17.7. Entire Agreement
This MSA includes the Schedules, SOFs, SOWs, and Addenda attached hereto or executed hereunder, and states the entire agreement between the Parties, and supersedes all previous proposals, negotiations, and other written and oral communications between the Parties with respect to the subject matter of this MSA. Any additional terms, provisions, or conditions included in any purchase order, receipt, acceptance, confirmation or similar form or correspondence that Client may use in connection with the provision of the Services will have no effect on the rights, duties, or obligations of the Parties hereunder, regardless of the signature of the Parties thereto or any failure of Company to object to such additional terms, provision or conditions, unless such terms are included in a mutually executed amendment to this MSA.

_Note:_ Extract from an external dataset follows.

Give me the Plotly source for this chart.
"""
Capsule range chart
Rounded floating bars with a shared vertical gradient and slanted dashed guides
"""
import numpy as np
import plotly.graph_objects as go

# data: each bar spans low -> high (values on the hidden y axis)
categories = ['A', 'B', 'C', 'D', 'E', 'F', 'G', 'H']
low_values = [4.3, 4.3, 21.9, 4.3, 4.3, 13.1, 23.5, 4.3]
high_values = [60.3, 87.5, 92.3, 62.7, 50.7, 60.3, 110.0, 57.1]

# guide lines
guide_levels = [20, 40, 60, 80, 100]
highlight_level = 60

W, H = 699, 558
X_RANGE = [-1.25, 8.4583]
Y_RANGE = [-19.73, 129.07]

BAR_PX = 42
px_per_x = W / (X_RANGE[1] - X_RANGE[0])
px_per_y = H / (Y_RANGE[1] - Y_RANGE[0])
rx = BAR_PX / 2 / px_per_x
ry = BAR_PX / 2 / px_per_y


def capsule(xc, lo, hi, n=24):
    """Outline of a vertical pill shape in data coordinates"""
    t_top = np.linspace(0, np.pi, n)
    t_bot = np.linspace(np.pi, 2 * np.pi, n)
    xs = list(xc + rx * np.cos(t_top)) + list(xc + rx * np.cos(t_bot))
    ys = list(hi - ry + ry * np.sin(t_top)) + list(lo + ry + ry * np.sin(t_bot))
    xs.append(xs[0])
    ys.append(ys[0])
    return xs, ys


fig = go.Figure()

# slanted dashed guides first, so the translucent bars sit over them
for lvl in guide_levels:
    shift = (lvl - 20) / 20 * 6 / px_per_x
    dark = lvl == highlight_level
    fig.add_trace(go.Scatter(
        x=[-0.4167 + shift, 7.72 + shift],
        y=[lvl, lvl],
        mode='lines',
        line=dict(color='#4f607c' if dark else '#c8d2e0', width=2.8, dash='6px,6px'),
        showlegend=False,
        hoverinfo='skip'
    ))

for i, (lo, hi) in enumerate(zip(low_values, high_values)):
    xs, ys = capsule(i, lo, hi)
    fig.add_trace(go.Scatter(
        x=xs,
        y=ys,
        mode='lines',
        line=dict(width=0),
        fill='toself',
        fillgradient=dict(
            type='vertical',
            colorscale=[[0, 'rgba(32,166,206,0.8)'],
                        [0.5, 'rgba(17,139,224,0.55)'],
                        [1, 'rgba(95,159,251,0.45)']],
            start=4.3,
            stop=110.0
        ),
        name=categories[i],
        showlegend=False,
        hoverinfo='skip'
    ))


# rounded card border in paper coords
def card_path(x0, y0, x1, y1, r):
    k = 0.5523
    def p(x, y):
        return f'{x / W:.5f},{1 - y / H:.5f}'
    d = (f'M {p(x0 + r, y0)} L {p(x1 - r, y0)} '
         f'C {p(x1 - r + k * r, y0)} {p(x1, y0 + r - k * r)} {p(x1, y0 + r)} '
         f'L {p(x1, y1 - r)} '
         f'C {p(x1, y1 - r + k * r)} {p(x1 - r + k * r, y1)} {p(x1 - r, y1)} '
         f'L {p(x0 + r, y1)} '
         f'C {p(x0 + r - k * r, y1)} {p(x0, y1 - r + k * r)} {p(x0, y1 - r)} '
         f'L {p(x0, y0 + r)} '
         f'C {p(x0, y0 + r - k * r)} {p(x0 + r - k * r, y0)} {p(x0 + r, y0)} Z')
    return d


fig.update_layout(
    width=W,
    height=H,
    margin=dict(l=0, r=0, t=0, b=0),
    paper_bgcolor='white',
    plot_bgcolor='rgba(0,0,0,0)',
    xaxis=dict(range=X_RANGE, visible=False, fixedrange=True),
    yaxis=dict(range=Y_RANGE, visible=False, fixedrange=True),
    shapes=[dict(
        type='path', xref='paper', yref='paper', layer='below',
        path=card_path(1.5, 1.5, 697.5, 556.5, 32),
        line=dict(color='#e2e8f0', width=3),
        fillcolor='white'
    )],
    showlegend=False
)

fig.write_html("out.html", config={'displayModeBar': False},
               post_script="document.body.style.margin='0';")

17.9. Counterparts; Signatures; Legally Binding Agreement
This MSA, the SOFs and any Addenda may each be executed in any number of separate counterparts, and in each case, shall collectively and separately constitute one agreement. Signatures may be exchanged by facsimile or .PDF or other electronic means, and any signature exchanged by any such means shall be deemed an original. Client may also assent to this MSA, the SOFs and any Addenda by accepting any such document without modification in an on-line transaction via the Client Portal. Client understands and agrees that by clicking to agree to this MSA, any SOF and any Addendum, Client is entering into a legally binding agreement, with the same force and effect as a signature affixed by hand, and that it will not contest the validity or enforceability of those electronic transmissions or signatures under the statute of frauds or on any other basis. The person executing or clicking to agree to this MSA, any SOF and any Addendum on behalf of Client represents and warrants to Company that such person has the authority to enter into such document on behalf of Client.